→ **GIVEN ENTRIES**
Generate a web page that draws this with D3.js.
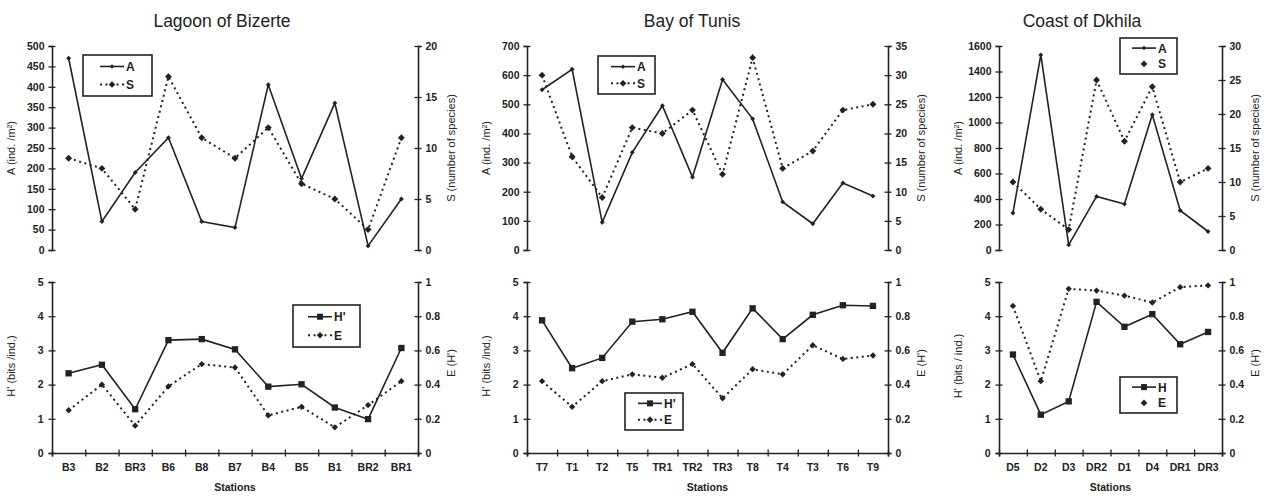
<!DOCTYPE html>
<html>
<head>
<meta charset="utf-8">
<script src="https://d3js.org/d3.v7.min.js"></script>
<style>
  body { margin: 0; background: #fff; }
  text { font-family: "Liberation Sans", Arial, sans-serif; fill: #222; }
</style>
</head>
<body>
<div class="vis"></div>
<script>
// ---- data ----
var bizStations = ["B3", "B2", "BR3", "B6", "B8", "B7", "B4", "B5", "B1", "BR2", "BR1"];
var bizA = [470, 70, 190, 275, 70, 55, 405, 175, 360, 10, 125];
var bizS = [9, 8, 4, 17, 11, 9, 12, 6.5, 5, 2, 11];
var bizH = [2.33, 2.58, 1.28, 3.30, 3.33, 3.03, 1.94, 2.01, 1.33, 0.99, 3.07];
var bizE = [0.25, 0.40, 0.16, 0.39, 0.52, 0.50, 0.22, 0.27, 0.15, 0.28, 0.42];

var tunStations = ["T7", "T1", "T2", "T5", "TR1", "TR2", "TR3", "T8", "T4", "T3", "T6", "T9"];
var tunA = [550, 620, 95, 335, 495, 250, 585, 450, 165, 90, 230, 185];
var tunS = [30, 16, 9, 21, 20, 24, 13, 33, 14, 17, 24, 25];
var tunH = [3.88, 2.48, 2.78, 3.84, 3.91, 4.13, 2.93, 4.23, 3.33, 4.04, 4.32, 4.30];
var tunE = [0.42, 0.27, 0.42, 0.46, 0.44, 0.52, 0.32, 0.49, 0.46, 0.63, 0.55, 0.57];

var dkhStations = ["D5", "D2", "D3", "DR2", "D1", "D4", "DR1", "DR3"];
var dkhA = [290, 1530, 40, 420, 360, 1060, 310, 145];
var dkhS = [10, 6, 3, 25, 16, 24, 10, 12];
var dkhH = [2.88, 1.12, 1.51, 4.42, 3.69, 4.06, 3.18, 3.54];
var dkhE = [0.86, 0.42, 0.96, 0.95, 0.92, 0.88, 0.97, 0.98];

var hTicks = [0, 1, 2, 3, 4, 5];
var eTicks = [0, 0.2, 0.4, 0.6, 0.8, 1];

var width = 1271, height = 496;
var ink = "#222";

var svg = d3.select('.vis')
    .append("svg")
    .attr("width", width)
    .attr("height", height);

svg.append("rect").attr("width", width).attr("height", height).attr("fill", "#fff");

// layout for each site (positions only)
var panels = [
    { title: "Lagoon of Bizerte", titleX: 222, left: 52, right: 418,
      stations: bizStations, A: bizA, S: bizS, H: bizH, E: bizE,
      aMax: 500, aStep: 50, sMax: 20, hName: "H'", hTitle: "H' (bits /ind.)",
      legTop: { x: 83, y: 55, w: 69, h: 41, lx: 100 },
      legBot: { x: 293, y: 305, w: 67, h: 42, lx: 308 }, sLine: true },
    { title: "Bay of Tunis", titleX: 692, left: 527, right: 888,
      stations: tunStations, A: tunA, S: tunS, H: tunH, E: tunE,
      aMax: 700, aStep: 100, sMax: 35, hName: "H'", hTitle: "H' (bits /ind.)",
      legTop: { x: 598, y: 56, w: 57, h: 38, lx: 611 },
      legBot: { x: 625, y: 393, w: 58, h: 37, lx: 638 }, sLine: true },
    { title: "Coast of Dkhila", titleX: 1082, left: 999, right: 1222,
      stations: dkhStations, A: dkhA, S: dkhS, H: dkhH, E: dkhE,
      aMax: 1600, aStep: 200, sMax: 30, hName: "H", hTitle: "H' (bits / ind.)",
      legTop: { x: 1120, y: 38, w: 57, h: 36, lx: 1132 },
      legBot: { x: 1120, y: 377, w: 57, h: 36, lx: 1132 }, sLine: false }
];

var topY = [250, 46], botY = [453, 282];
var plain = d => String(+(+d).toFixed(1));

function crossTicks(g, dir) {
    g.select(".domain").attr("stroke", ink).attr("stroke-width", 1.6);
    g.selectAll(".tick line").attr("stroke", ink).attr("stroke-width", 1.3)
        .attr(dir == "x" ? "y1" : "x1", -3.5).attr(dir == "x" ? "y2" : "x2", 3.5);
    g.selectAll(".tick text").attr("font-size", 10.5).attr("font-weight", "bold").attr("fill", "#333");
}

// square marker, or the same square turned 45 degrees for a diamond
function markerAttrs(sel, shape, size) {
    return sel.attr("d", d3.symbol().type(d3.symbolSquare).size(size))
        .attr("fill", ink)
        .attr("data-rot", shape == "diamond" ? 45 : 0);
}

function drawSeries(g, x, y, stations, values, dotted, shape, size) {
    var pts = stations.map((s, i) => [x(s) + x.bandwidth() / 2, y(values[i])]);
    g.append("path")
        .attr("d", d3.line()(pts))
        .attr("fill", "none")
        .attr("stroke", ink)
        .attr("stroke-width", dotted ? 2 : 1.6)
        .attr("stroke-dasharray", dotted ? "2,3.5" : null);
    g.selectAll(null).data(pts).join("path")
        .attr("transform", d => `translate(${d[0]},${d[1]}) rotate(${shape == "diamond" ? 45 : 0})`)
        .call(s => markerAttrs(s, shape, size));
}

function legend(g, L, items) {
    g.append("rect").attr("x", L.x).attr("y", L.y).attr("width", L.w).attr("height", L.h)
        .attr("fill", "#fff").attr("stroke", ink).attr("stroke-width", 1.6);
    items.forEach((it, i) => {
        var cy = L.y + L.h * (i == 0 ? 0.28 : 0.72);
        var lx0 = L.lx, lx1 = L.lx + 24;
        if (it.line) {
            g.append("line").attr("x1", lx0).attr("x2", lx1).attr("y1", cy).attr("y2", cy)
                .attr("stroke", ink).attr("stroke-width", it.dotted ? 2 : 1.6)
                .attr("stroke-dasharray", it.dotted ? "2,3.5" : null);
        }
        g.append("path")
            .attr("transform", `translate(${(lx0 + lx1) / 2},${cy}) rotate(${it.shape == "diamond" ? 45 : 0})`)
            .call(s => markerAttrs(s, it.shape, it.size));
        g.append("text").attr("x", lx1 + 2).attr("y", cy + 4.5)
            .attr("font-size", 12).attr("font-weight", "bold").attr("fill", "#333").text(it.name);
    });
}

function yTitle(g, x, y, label) {
    g.append("text")
        .attr("transform", `translate(${x},${y}) rotate(-90)`)
        .attr("text-anchor", "middle")
        .attr("font-size", 11)
        .attr("fill", "#333")
        .text(label);
}

panels.forEach(p => {
    var g = svg.append("g");

    g.append("text").attr("x", p.titleX).attr("y", 27).attr("text-anchor", "middle")
        .attr("font-size", 17.5).attr("fill", "#333").text(p.title);

    var x = d3.scaleBand().domain(p.stations).range([p.left, p.right]).padding(0);

    // ---- top chart: A (left) and S (right) ----
    var yA = d3.scaleLinear().domain([0, p.aMax]).range(topY);
    var yS = d3.scaleLinear().domain([0, p.sMax]).range(topY);

    g.append("g").attr("transform", `translate(${p.left},0)`)
        .call(d3.axisLeft(yA).tickValues(d3.range(0, p.aMax + 1, p.aStep)).tickFormat(plain).tickSize(3.5).tickPadding(4))
        .call(a => crossTicks(a, "y"));
    g.append("g").attr("transform", `translate(${p.right},0)`)
        .call(d3.axisRight(yS).tickValues(d3.range(0, p.sMax + 1, 5)).tickFormat(plain).tickSize(3.5).tickPadding(4))
        .call(a => crossTicks(a, "y"));

    yTitle(g, p.left - 37, 148, "A (ind. /m\u00B2)");
    yTitle(g, p.right + 37, 148, "S (number of species)");

    drawSeries(g, x, yS, p.stations, p.S, true, "diamond", 24);
    drawSeries(g, x, yA, p.stations, p.A, false, "diamond", 12);

    legend(g, p.legTop, [
        { name: "A", line: true, dotted: false, shape: "diamond", size: 10 },
        { name: "S", line: p.sLine, dotted: true, shape: "diamond", size: 22 }
    ]);

    // ---- bottom chart: H' (left) and E (right) ----
    var yH = d3.scaleLinear().domain([0, 5]).range(botY);
    var yE = d3.scaleLinear().domain([0, 1]).range(botY);

    var xTicks = d3.scaleLinear().domain([0, p.stations.length]).range([p.left, p.right]);
    g.append("g").attr("transform", `translate(0,${botY[0]})`)
        .call(d3.axisBottom(xTicks).tickValues(d3.range(0, p.stations.length + 1)).tickFormat("").tickSize(3.5))
        .call(a => crossTicks(a, "x"));
    g.append("g").attr("transform", `translate(0,${botY[0]})`)
        .call(d3.axisBottom(x).tickSize(0).tickPadding(11))
        .call(a => a.select(".domain").remove())
        .call(a => a.selectAll(".tick text").attr("font-size", 10.5).attr("font-weight", "bold").attr("fill", "#333"));

    g.append("g").attr("transform", `translate(${p.left},0)`)
        .call(d3.axisLeft(yH).tickValues(hTicks).tickFormat(plain).tickSize(3.5).tickPadding(5))
        .call(a => crossTicks(a, "y"));
    g.append("g").attr("transform", `translate(${p.right},0)`)
        .call(d3.axisRight(yE).tickValues(eTicks).tickFormat(plain).tickSize(3.5).tickPadding(4))
        .call(a => crossTicks(a, "y"));

    yTitle(g, p.left - 37, 366, p.hTitle);
    yTitle(g, p.right + 37, 363, "E (H')");

    g.append("text").attr("x", (p.left + p.right) / 2).attr("y", 491).attr("text-anchor", "middle")
        .attr("font-size", 10.5).attr("font-weight", "bold").attr("fill", "#333").text("Stations");

    drawSeries(g, x, yE, p.stations, p.E, true, "diamond", 20);
    drawSeries(g, x, yH, p.stations, p.H, false, "square", 40);

    legend(g, p.legBot, [
        { name: p.hName, line: true, dotted: false, shape: "square", size: 36 },
        { name: "E", line: p.sLine, dotted: true, shape: "diamond", size: 22 }
    ]);
});
</script>
</body>
</html>
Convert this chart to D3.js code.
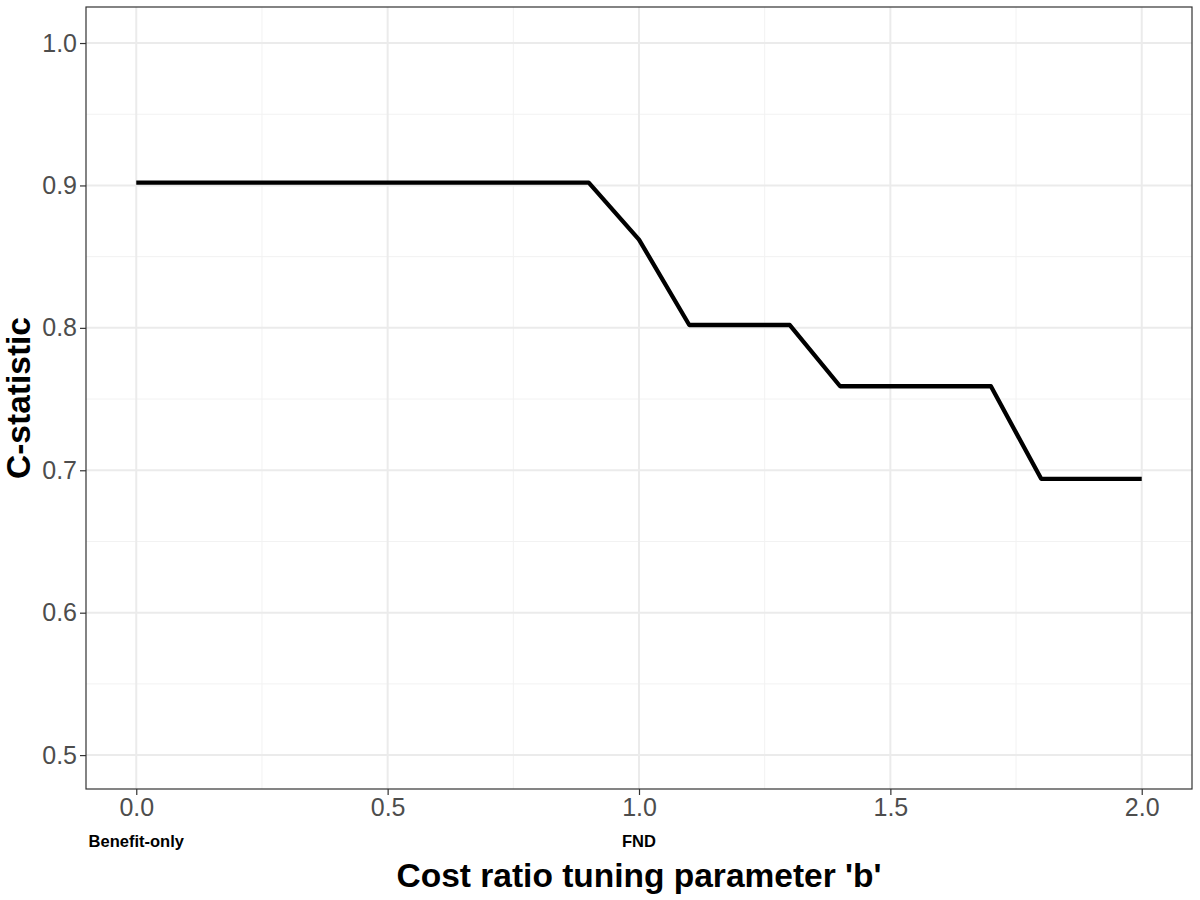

→ **GIVEN EXERCISE**
Which lines hold the string "this"? List them all.

→ **THE ANSWER**
Generate a web page that draws this with D3.js.
Convert this chart to D3.js code.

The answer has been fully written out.